La violence éclate avec An ode to no one et le menaçant Love, avant l'apaisement par le rêve : Cupid de locke, morceau hallucinant de beauté. Une harpe magique l'enveloppe, et ce bon vieux Billy termine en murmurant le mot "love". Je me souviendrais toujours du choc esthétique que j'ai ressenti à l'écoute de ce morceau, l'impression de flotter, la chair de poule, la certitude de tenir là un des plus beaux moments de musique.

Le premier cd, comme le second d'ailleurs, s'achève par une douceur signée James Iha, le guitariste effacé du groupe. Juste le temps de reprendre ses esprits, avant de s'en remettre plein les oreilles avec la deuxième galette. Sortir un double-album réussi de bout en bout n'est pas chose aisée, ce n'est pas donné à tout le monde. Mais l'entreprise n'a pas découragé Corgan, au sommet de son art. Twilight to starlight commence donc aussi violemment que Dawn to dusk avait terminé calmement. Where boys fear to tread et Bodies sont sans concessions, et le constat est sans appel : "love is suicide" hurle Corgan sur Bodies. Puis, comme dans Dawn to dusk, le calme arrive après la tempête, avec des morceaux comme Thirty-three, sorti en single, In the arms of sleep et surtout 1979, peut-être un des plus gros succès du groupe, morceau que Beside avait repris en son temps (eh oui les amis !) et qui a donné lieu à un projet du Bill que je suis absolument vert d'avoir loupé.

Twilight to starlight est tout aussi schyzophrène que Dawn to dusk : violent, sombre il est aussi apaisé, malicieux (We only come out at night) mélancolique. Stumbleine est une ballade folk, nue, désespérée, alors que le morceau qui suit, x.y.u, est certainement le plus abrasif du disque, sept minutes de métal surchauffé, de rage trop longtemps contenue et qui déborde. Un truc à vous lessiver le crâne. A souffler le chaud et froid, Corgan déboussole, rend dingue, maintient la vigilance au plus haut. Puis vient We only come out at night et le temps est définitivement à l'apaisement, à la poésie, et aux adieux : Farewell and goodnight, on espère que ça vous a plu. Corgan a encore quelques perles en réserve, dont le somptueux Lily (my one and only) un peu bancal et tellement touchant : '"i can't hardly wait till i see her". Puis les Pumpkins nous font un dernier signe de la main, même D'arcy vient chanter, avec Iha et Corgan et on n'a pas envie que ça s'arrête. Pourtant le même piano que celui du premier morceau résonne de nouveau, la boucle est bouclée et il est vraiment l'heure de se quitter.
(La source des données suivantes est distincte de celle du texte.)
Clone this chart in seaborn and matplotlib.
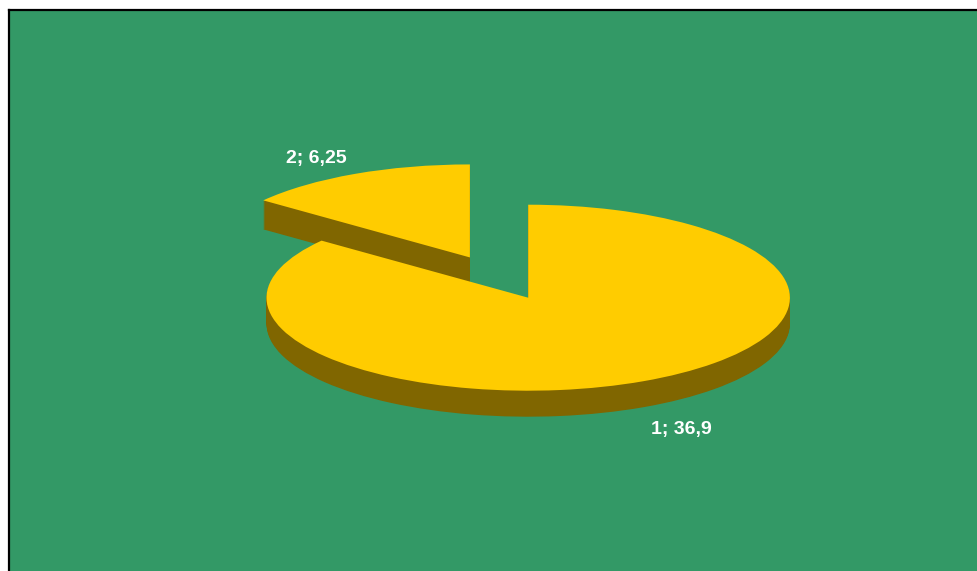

Pour un gosse de 15 ans, ce disque prenait l'allure d'un chef-d'oeuvre monstrueux, orgiaque, qui vrillait les tympans, un labyrinthe où l'on croisait pêle-mêle le lapin d'Alice, des vampires, Méliès, des vastes océans. Il devenait le symbole de tout ce que doit être la musique : riche, variée, belle et profonde, crue et violente, habitée. Pour un gosse de 15 ans, écouter We only come out at night c'était les mercredis après-midi pluvieux, écouter
x.y.u c'était se plaire à se foutre les jetons, écouter Bodies c'était hurler "love is suicide" à en perdre haleine, écouter Farewell and goodnight c'était entendre le piano de la fin et avoir envie de remettre l'album une fois de plus, pour deux nouvelles heures loin de tout.

J'aurais toujours 15 ans quand j'écouterais Mellon Collie and the Infinite sadness. Ce disque fait partie de moi.